Un meritato successo con il terzo album “Liberi tutti”
TEATRO/Marco Paolini conclude a Codroipo la trilogia
Avevamo lasciato Marco Paolini l'altra sera a San Vito al Tagliamento alle prese con i ricordi della fanciullezza, quando bastava un pallone in un campetto di periferia per essere felici. L'abbiamo incontrato nuovamente martedì sera nel teatro di Codroipo per l'ultimo capitolo della sua trilogia: «Liberi tutti», dedicato agli anni a cavallo fra i Sessanta e i Settanta, quando per Nicola (il protagonista) e i suoi amici arriva l'adolescenza.

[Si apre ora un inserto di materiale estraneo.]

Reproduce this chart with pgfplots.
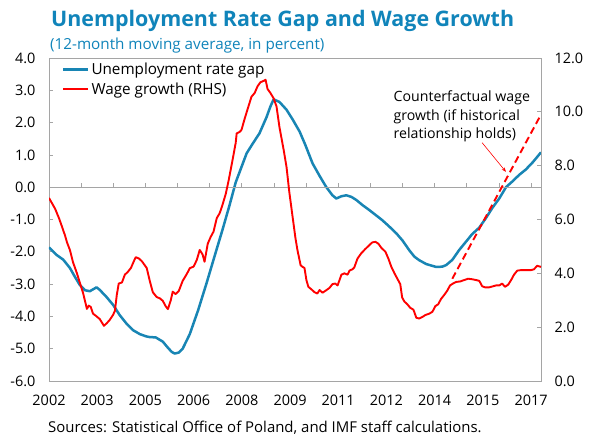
\documentclass[border=0pt]{standalone}
\usepackage{fontspec}
\setmainfont{Open Sans}
\usepackage{pgfplots}
\pgfplotsset{compat=1.18}
\usetikzlibrary{arrows.meta}
\definecolor{imfblue}{RGB}{24,133,180}
\definecolor{titleblue}{RGB}{16,132,186}
\definecolor{framegray}{RGB}{165,165,165}
\definecolor{wagered}{RGB}{255,0,0}

\begin{document}
\begin{tikzpicture}
\pgfplotsset{
  base/.style={scale only axis, width=492bp, height=323bp, xmin=2002, xmax=2017.31,
    /pgf/number format/assume math mode=true,
    tick label style={font=\fontsize{14.5}{16}\selectfont, text=black},
    axis line style={framegray, line width=0.8bp},
    major tick length=4.5bp,
    tick style={framegray, line width=0.8bp},
  }
}
% left axis: frame, blue series, x labels
\begin{axis}[base, ymin=-6, ymax=4,
  xtick={2002,2003.5,2005,2006.5,2008,2009.5,2011,2012.5,2014,2015.5,2017},
  xticklabels={2002,2003,2005,2006,2008,2009,2011,2012,2014,2015,2017},
  major x tick style={draw=none},
  xticklabel style={yshift=-11bp},
  ytick={-6,-5,...,4}, ytick pos=left, ytick align=inside,
  yticklabel style={xshift=-10bp, /pgf/number format/.cd, fixed, fixed zerofill, precision=1},
]
\addplot[imfblue, line width=2.5bp, line join=round] coordinates {
(2002.00,-1.86) (2002.24,-2.10) (2002.44,-2.24) (2002.65,-2.50) (2002.81,-2.78)
(2002.96,-3.03) (2003.12,-3.19) (2003.27,-3.22) (2003.48,-3.10) (2003.58,-3.18)
(2003.79,-3.40) (2004.00,-3.65) (2004.20,-3.96) (2004.41,-4.22) (2004.62,-4.43)
(2004.83,-4.55) (2005.03,-4.62) (2005.13,-4.64) (2005.32,-4.65) (2005.54,-4.78)
(2005.70,-4.97) (2005.82,-5.10) (2005.91,-5.15) (2006.04,-5.12) (2006.16,-5.00)
(2006.38,-4.55) (2006.64,-3.81) (2006.90,-2.98) (2007.16,-2.11) (2007.41,-1.28)
(2007.62,-0.55) (2007.81,0.15) (2008.15,1.05) (2008.34,1.35) (2008.55,1.67)
(2008.77,2.17) (2008.89,2.50) (2008.99,2.72) (2009.17,2.64) (2009.39,2.40)
(2009.58,2.10) (2009.80,1.72) (2009.98,1.30) (2010.20,0.74) (2010.42,0.35)
(2010.63,0.00) (2010.82,-0.25) (2010.94,-0.35) (2011.10,-0.28) (2011.25,-0.25)
(2011.41,-0.30) (2011.57,-0.40) (2011.75,-0.55) (2011.97,-0.71) (2012.19,-0.88)
(2012.37,-1.02) (2012.59,-1.22) (2012.81,-1.43) (2013.00,-1.65) (2013.21,-1.95)
(2013.37,-2.15) (2013.52,-2.26) (2013.74,-2.38) (2014.05,-2.47) (2014.24,-2.46)
(2014.36,-2.41) (2014.55,-2.25) (2014.76,-1.95) (2015.17,-1.45) (2015.39,-1.25)
(2015.60,-0.95) (2015.79,-0.65) (2016.01,-0.35) (2016.22,0.00) (2016.41,0.17)
(2016.63,0.38) (2016.84,0.55) (2017.06,0.78) (2017.31,1.08)
};
\end{axis}
% zero line with yearly ticks
\begin{axis}[base, ymin=-6, ymax=4,
  axis x line=middle, axis y line=none,
  every inner x axis line/.append style={-},
  xtick={2002,2003,...,2017}, xticklabels={},
  xtick align=inside,
]
\end{axis}
% right axis: wage growth
\begin{axis}[base, ymin=0, ymax=12,
  axis y line*=right, axis x line=none,
  ytick={0,2,...,12}, ytick align=inside,
  yticklabel style={xshift=10bp, /pgf/number format/.cd, fixed, fixed zerofill, precision=1},
  legend style={draw=none, fill=none, at={(0.022,0.998)}, anchor=north west,
    font=\fontsize{15.3}{17}\selectfont, row sep=3bp, inner sep=2bp},
  legend cell align=left,
  legend image code/.code={\draw[#1] (0bp,0bp) -- (25bp,0bp);},
]
\coordinate (tl) at (rel axis cs:0,1);
\coordinate (bl) at (rel axis cs:0,0);
\addlegendimage{imfblue, line width=2.5bp}
\addlegendentry{Unemployment rate gap}
\addplot[wagered, line width=1.9bp, line join=round] coordinates {
(2002.00,6.80) (2002.19,6.40) (2002.31,6.05) (2002.40,5.75) (2002.50,5.40)
(2002.56,5.15) (2002.65,4.87) (2002.75,4.40) (2002.87,4.00) (2002.96,3.65)
(2003.06,3.27) (2003.18,2.68) (2003.24,2.80) (2003.30,2.75) (2003.37,2.50)
(2003.46,2.42) (2003.58,2.30) (2003.71,2.05) (2003.80,2.15) (2003.89,2.27)
(2003.99,2.45) (2004.05,2.60) (2004.11,3.20) (2004.17,3.62) (2004.27,3.66)
(2004.36,3.95) (2004.45,4.05) (2004.55,4.20) (2004.64,4.45) (2004.70,4.60)
(2004.80,4.55) (2004.89,4.45) (2004.98,4.30) (2005.04,4.20) (2005.14,3.70)
(2005.23,3.30) (2005.35,3.12) (2005.45,3.07) (2005.54,2.98) (2005.63,2.78)
(2005.70,2.67) (2005.79,3.00) (2005.85,3.32) (2005.94,3.23) (2006.04,3.35)
(2006.16,3.72) (2006.29,3.98) (2006.38,4.19) (2006.50,4.25) (2006.60,4.50)
(2006.69,4.87) (2006.78,4.70) (2006.84,4.43) (2006.94,5.10) (2007.03,5.35)
(2007.12,5.55) (2007.22,6.05) (2007.31,6.23) (2007.40,6.55) (2007.50,6.95)
(2007.59,7.45) (2007.71,8.20) (2007.81,8.85) (2007.84,9.20) (2007.93,9.25)
(2007.99,9.33) (2008.09,9.75) (2008.18,10.10) (2008.30,10.56) (2008.40,10.70)
(2008.49,10.95) (2008.58,11.10) (2008.68,11.15) (2008.74,11.19) (2008.80,10.85)
(2008.89,10.70) (2008.99,10.50) (2009.08,10.20) (2009.17,9.44) (2009.30,8.60)
(2009.39,7.96) (2009.48,7.00) (2009.58,6.10) (2009.67,5.30) (2009.73,4.87)
(2009.83,4.30) (2009.89,4.24) (2009.95,4.20) (2010.01,3.75) (2010.07,3.50)
(2010.17,3.40) (2010.26,3.30) (2010.35,3.25) (2010.42,3.38) (2010.51,3.28)
(2010.60,3.35) (2010.73,3.46) (2010.82,3.60) (2010.91,3.62) (2010.98,3.55)
(2011.04,3.75) (2011.10,3.95) (2011.19,4.00) (2011.29,3.95) (2011.35,4.10)
(2011.44,4.15) (2011.50,4.22) (2011.60,4.55) (2011.72,4.75) (2011.84,4.90)
(2011.97,5.05) (2012.06,5.15) (2012.16,5.17) (2012.25,5.10) (2012.34,4.95)
(2012.47,4.80) (2012.56,4.55) (2012.65,4.25) (2012.75,4.00) (2012.84,3.80)
(2012.93,3.60) (2012.99,3.10) (2013.06,2.95) (2013.15,2.85) (2013.24,2.72)
(2013.34,2.65) (2013.43,2.35) (2013.52,2.32) (2013.62,2.38) (2013.71,2.45)
(2013.83,2.50) (2013.93,2.57) (2014.02,2.78) (2014.11,2.85) (2014.20,3.05)
(2014.30,3.20) (2014.39,3.35) (2014.48,3.55) (2014.57,3.62) (2014.67,3.68)
(2014.80,3.70) (2014.92,3.75) (2015.04,3.80) (2015.17,3.78) (2015.29,3.75)
(2015.39,3.72) (2015.48,3.52) (2015.57,3.48) (2015.70,3.48) (2015.82,3.52)
(2015.91,3.55) (2016.01,3.55) (2016.10,3.62) (2016.19,3.50) (2016.29,3.58)
(2016.38,3.75) (2016.47,3.95) (2016.57,4.10) (2016.69,4.12) (2016.84,4.12)
(2017.00,4.12) (2017.09,4.15) (2017.19,4.28) (2017.31,4.24)
};
\addlegendentry{Wage growth (RHS)}
\addplot[wagered, line width=1.9bp, dash pattern=on 7bp off 4bp, forget plot] coordinates {
(2014.55,3.80) (2015.90,6.78) (2017.31,9.90)
};
\node[anchor=north west, align=left, inner sep=0pt, font=\fontsize{14.2}{18.5}\selectfont]
  at (axis cs:2012.72,10.78) {Counterfactual wage\\growth (if historical\\relationship holds)};
\draw[wagered, line width=0.6bp, -{Stealth[length=4.5bp,width=3.5bp]}]
  (axis cs:2015.48,8.85) -- (axis cs:2016.22,7.77);
\end{axis}
\node[anchor=base west, inner sep=0pt, text=titleblue, font={\fontsize{21.5}{24}\selectfont\bfseries}]
  at ([xshift=2bp,yshift=31bp]tl) {Unemployment Rate Gap and Wage Growth};
\node[anchor=base west, inner sep=0pt, text=titleblue, font={\fontsize{15.3}{17}\selectfont}]
  at ([xshift=1bp,yshift=8bp]tl) {(12-month moving average, in percent)};
\node[anchor=base west, inner sep=0pt, font={\fontsize{15}{17}\selectfont}]
  at ([xshift=-1bp,yshift=-51bp]bl) {Sources: Statistical Office of Poland, and IMF staff calculations.};
\path (bl) ++(-49bp,-57bp) rectangle ++(591bp,438bp);
\end{tikzpicture}
\end{document}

E con l'adolescenza, complico anche il clima sociale e politico di quegli anni (non dimentichiamo che la Chiesa era alle prese con il post-Concilio, il mondo con la contestazione studentesca, l'Italia con anni bui che sembra impossibile eliminare del tutto...) arriva un progressivo cambiamento del modo di essere e di sentire di quei ragazzini. Per un nulla si vedono sotto una luce diversa cose pacifìche o date per scontate fino al giorno prima.
Di questo cambiamento progressivo, di questa voglia di crescere, ma soprattutto di «essere già grandi» Paolini da conto nel suo spettacolo, garbato e divertente come il precedente, più «teatrale» nella resa complessiva, ma forse meno spensierato. Sotto sotto si avverte che l'età dell'innocenza assoluta è finita, che i ragazzi pensano e cercano una via per affermare la propria personalità. Ecco, allora, che se prima era pacifico andare alla «Messa dei fanciulli», ora Nicola vuol restare a letto a dormire, a sognare, a fantasticare. Ma una spiegazione di questo rifiuto va pur data: è diventato «comunista». In realtà non c'è più il cappellano don Tarcisio (che sapeva prendere i ragazzi) e il parroco don Bernardo non concede nulla al nuovo che avanza. Così Nicola e gli amici, fino a quel momento fedeli chierichetti, si inventano una contestazione in sacrestia: ma lo sciopero fallisce a causa dei «chierichetti crumiri», una dura scoperta. E poi l'oratorio: si può fare teatro, ma solo Goldoni. E invece i nostri eroi vogliono fare Brecht: neanche a parlarne, come pure di certi cantanti. Nel gruppo entra Barbin Cursari: é più grande, sa cosa significano «oppressione dei poveri» e «rubare la ‘Mercede’ agli operai» (esilaranti le descrizioni); con Barbin si fa anche la prima sbronza a Capodanno; e si entra in «clandestinità» nel vagone abbandonato sulla ferrovia,
trasformato in punto d'incontro. Qui nasce un nuovo gruppo: non più di amici, ma di «compagni», anche se non ancora pronti per la «rivoluzione che avanza».
Paolini trascina il pubblico con il suo racconto (nel quale piace riconoscersi) e gli applausi ne sottolineano il successo, magari in attesa che il racconto continui: bisogna pur parlare del Vietnam!